In the app, you can highlight specific LEDs within each zone to create custom sub-zones, then apply different lighting effects – spiral rainbow, rainbow wave, color change, color pulse, wave, smooth, raining, and solid – while adjusting their speed and direction. Brightness is the only setting that applies across all zones. I could have spent hours fine-tuning my setup and creating profiles for every situation.
Build quality is a real strength for this laptop. When many competitors opt for plastic on some of the chassis, Lenovo uses all aluminum, and it feels top-notch, especially when most gaming laptops use some plastic. The chassis is solid with no flex and the lid is impressively sturdy, showing only minimal give despite its size.
Measuring 14.33 x 10.86 x 1.04 inches and weighing 6 pounds, the Legion has a slightly larger footprint than the Asus ROG Strix Scar 16 (13.94 x 10.55 x 0.90 inches, 6.28 pounds) and the Gigabyte Aorus Master 16 (14.06 x 10.0 x 1.18 inches, 5.51 pounds). It’s particularly bulkier than the Razer Blade 16 (13.98 x 9.86 x 0.69 inches, 4.72 pounds).

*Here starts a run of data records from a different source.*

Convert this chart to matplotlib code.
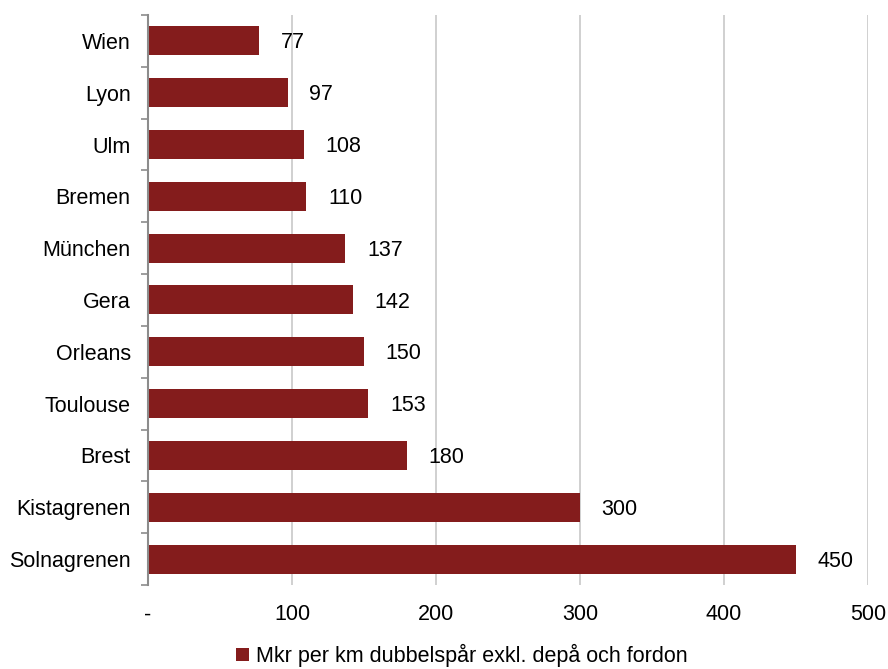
import matplotlib
matplotlib.use("Agg")
import matplotlib.pyplot as plt
import numpy as np

plt.rcParams['font.family'] = ['Liberation Sans', 'DejaVu Sans']

# data (top to bottom)
cities = ["Wien", "Lyon", "Ulm", "Bremen", "München", "Gera", "Orleans",
          "Toulouse", "Brest", "Kistagrenen", "Solnagrenen"]
values = [77, 97, 108, 110, 137, 142, 150, 153, 180, 300, 450]
xticks = [0, 100, 200, 300, 400, 500]
xticklabels = ["-", "100", "200", "300", "400", "500"]
series_name = "Mkr per km dubbelspår exkl. depå och fordon"

bar_color = "#841C1C"
fs = 15.5

fig = plt.figure(figsize=(8.88, 6.69), dpi=100)
ax = fig.add_axes([0.1667, 0.1256, 0.8108, 0.852])

y = np.arange(len(cities))
ax.barh(y, values, height=0.56, color=bar_color, label=series_name, zorder=3)

for yi, v in zip(y, values):
    ax.text(v + 15, yi + 0.04, str(v), va="center", ha="left", fontsize=fs, color="black")

ax.set_xlim(0, 500)
ax.set_ylim(len(cities) - 0.5, -0.5)
ax.set_yticks(y)
ax.set_yticklabels(cities, fontsize=fs)
ax.set_yticks(np.arange(len(cities) + 1) - 0.5, minor=True)
ax.tick_params(axis="y", which="major", length=0, pad=12.5)
ax.tick_params(axis="y", which="minor", length=5, width=1.2, color="#8C8C8C", direction="out")

ax.set_xticks(xticks)
ax.set_xticklabels(xticklabels, fontsize=fs)
ax.tick_params(axis="x", length=0, pad=14)
ax.grid(axis="x", color="#C8C8C8", linewidth=1.2, zorder=0)

for s in ["top", "right", "bottom"]:
    ax.spines[s].set_visible(False)
ax.spines["left"].set_color("#8C8C8C")
ax.spines["left"].set_linewidth(1.5)
ax.spines["left"].set_zorder(4)

fig.legend(loc="center", bbox_to_anchor=(0.52, 0.02), frameon=False,
           fontsize=fs, handlelength=0.6, handleheight=0.6, handletextpad=0.3)

fig.savefig("out.png", dpi=100)
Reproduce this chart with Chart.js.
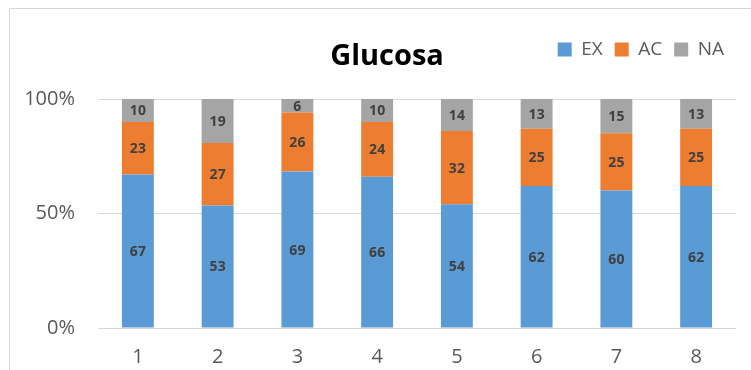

The Legion offers a solid array of ports, including a Thunderbolt 4, a USB 3.2 Gen 2 Type-C, three USB Type-A ports (one Gen 2, two Gen 1), a 3.5 mm audio jack, an HDMI 2.1 output, and a 2.5 Gbps Ethernet jack. On the wireless side, it supports Wi-Fi 7 and Bluetooth 5.4. While it covers the essentials, the absence of Thunderbolt 5 is noticeable, especially since some competing flagship gaming laptops have started to include it.

Gaming and Graphics on the Lenovo Legion Pro 7i Gen 10

Our Legion review unit features an Intel Core Ultra 9 275HX processor, an Nvidia GeForce RTX 5080 GPU (175 W maximum graphics power), and 32GB of memory.

Playing Crysis Remastered at 2560 x 1600 with everything set to Very High or “Can it run Crysis?” settings, I saw framerates in the mid-90s in jungles and 100 to 125 frames per second in open scenes. The game was smooth and stutter-free.

We’re stacking the Legion up against three 16-inch gaming laptops: the Asus ROG Strix Scar 16 (Core Ultra 9 275HX, RTX 5080, 175 W, $3,299 as tested), the Gigabyte Aorus Master 16 (Core Ultra 9 275HX, RTX 5080 175 W, $3,099 as tested), and the Razer Blade 16 (AMD Ryzen AI 9 HX 370, RTX 5090 160 W, $4,499.99 as tested). While the Razer commands a higher price with its RTX 5090, its GPU is actually rated for lower power than the RTX 5080s in the other models and Razer unusually pairs it with a 28 W CPU.